The irony is that Silver's reluctance to share details of his models may stem from some of the same instincts that have made many pollsters, including AAPOR members, reluctant to disclose more about their methods or even the support the Transparency Initiative itself. Those instincts are what AAPOR's leadership is hoping to use their Initiative to change.

Last month, AAPOR's annual conference included a plenary session that discussed the Initiative (I was one of six speakers on the panel). The very last audience comment came from a pollster who said he conducts surveys for a small midwestern newspaper. "I do not see what the issue is," he said, referring to the reluctance of his colleagues to disclose more about their work "other than the mere fact that maybe we're just so afraid that our work will be scrutinized." He recalled an episode where he had been ready to disclose methodological data to someone who had emailed with a request but was stopped by the newspaper's editors who were fearful "that somebody would find something to be critical of and embarrass the newspaper."

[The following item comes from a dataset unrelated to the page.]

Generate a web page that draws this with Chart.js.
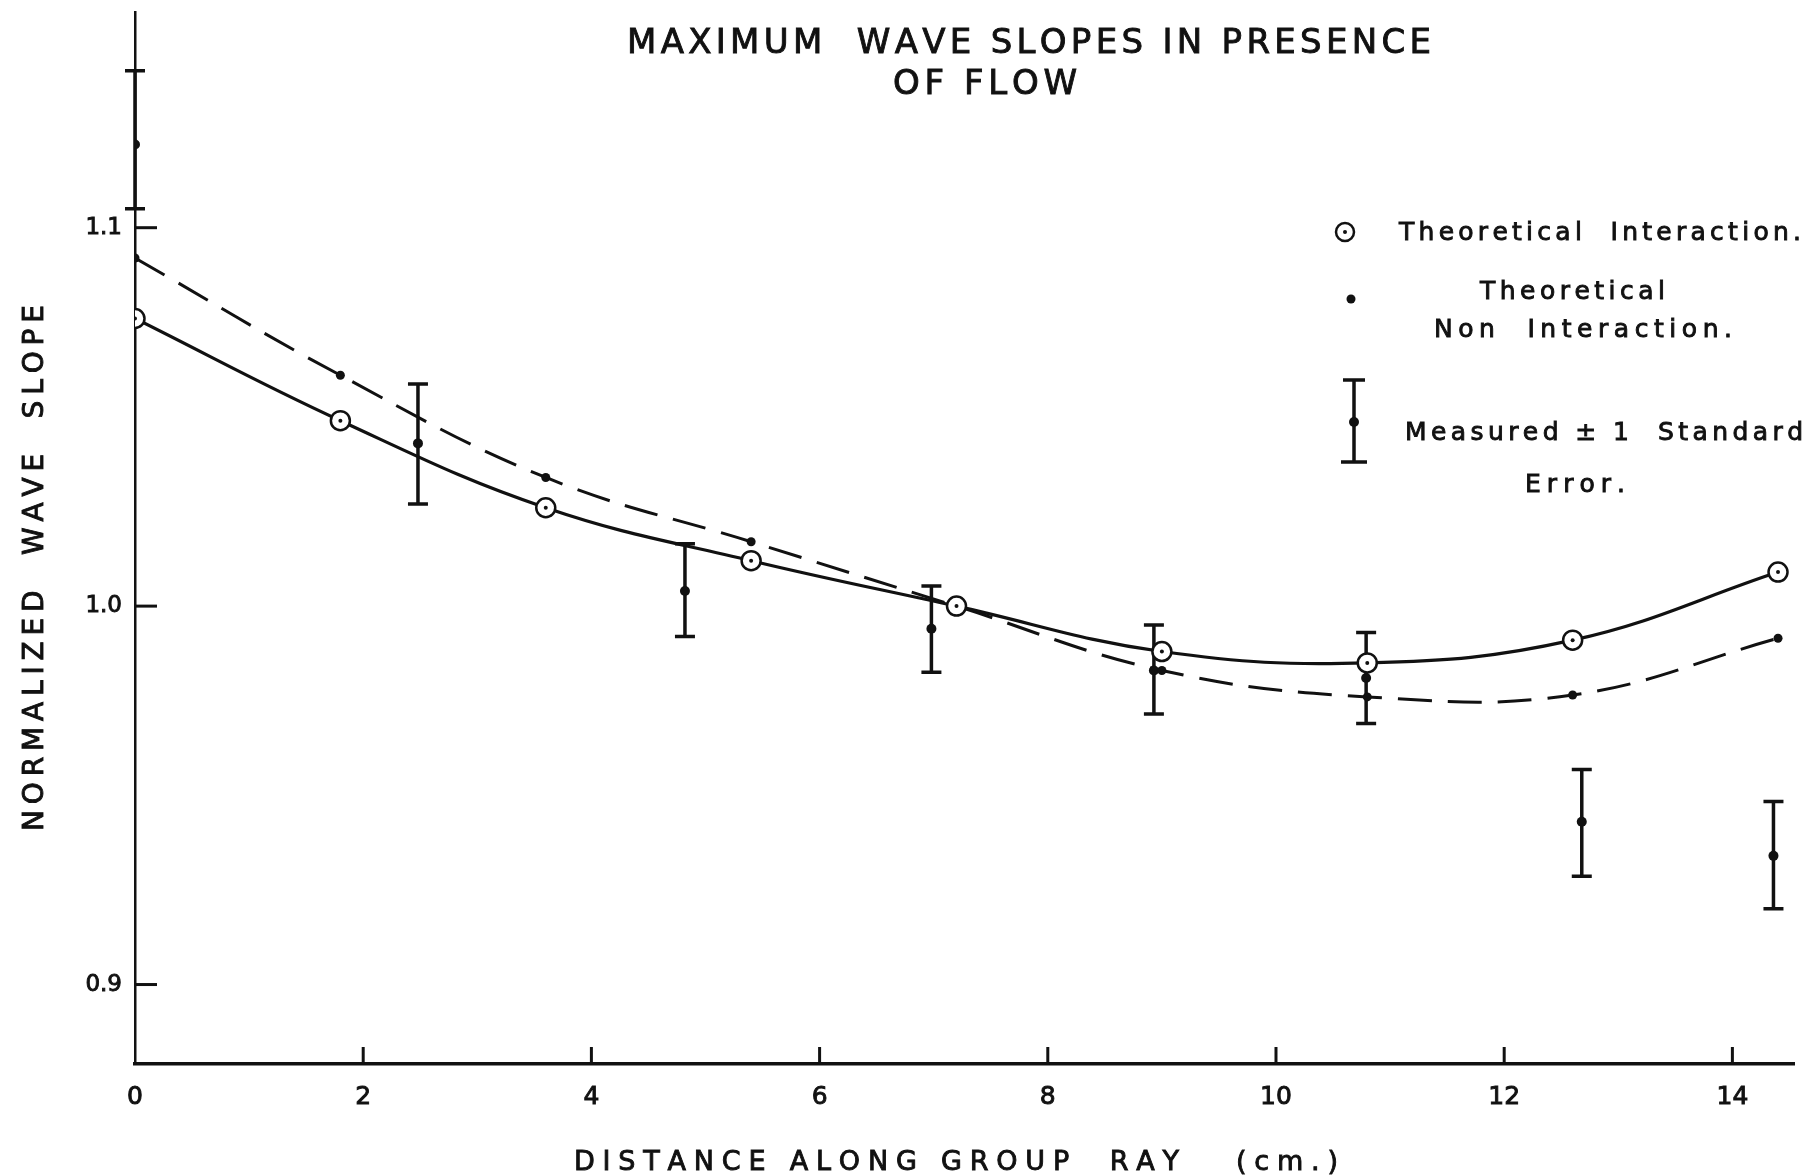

Gary Langer, the director of polling at ABC News, replied to the comment. His response is a good place to conclude this post:

You're either going to be criticized for your disclosure or you're going to be criticized for not disclosing, so you might as well be on the right side of it and be criticized for disclosure. Our work, if we do it with integrity and care, will and can stand the light of day, and we speak well of ourselves, of our own work and of our own efforts by undertaking the disclosure we are discussing tonight.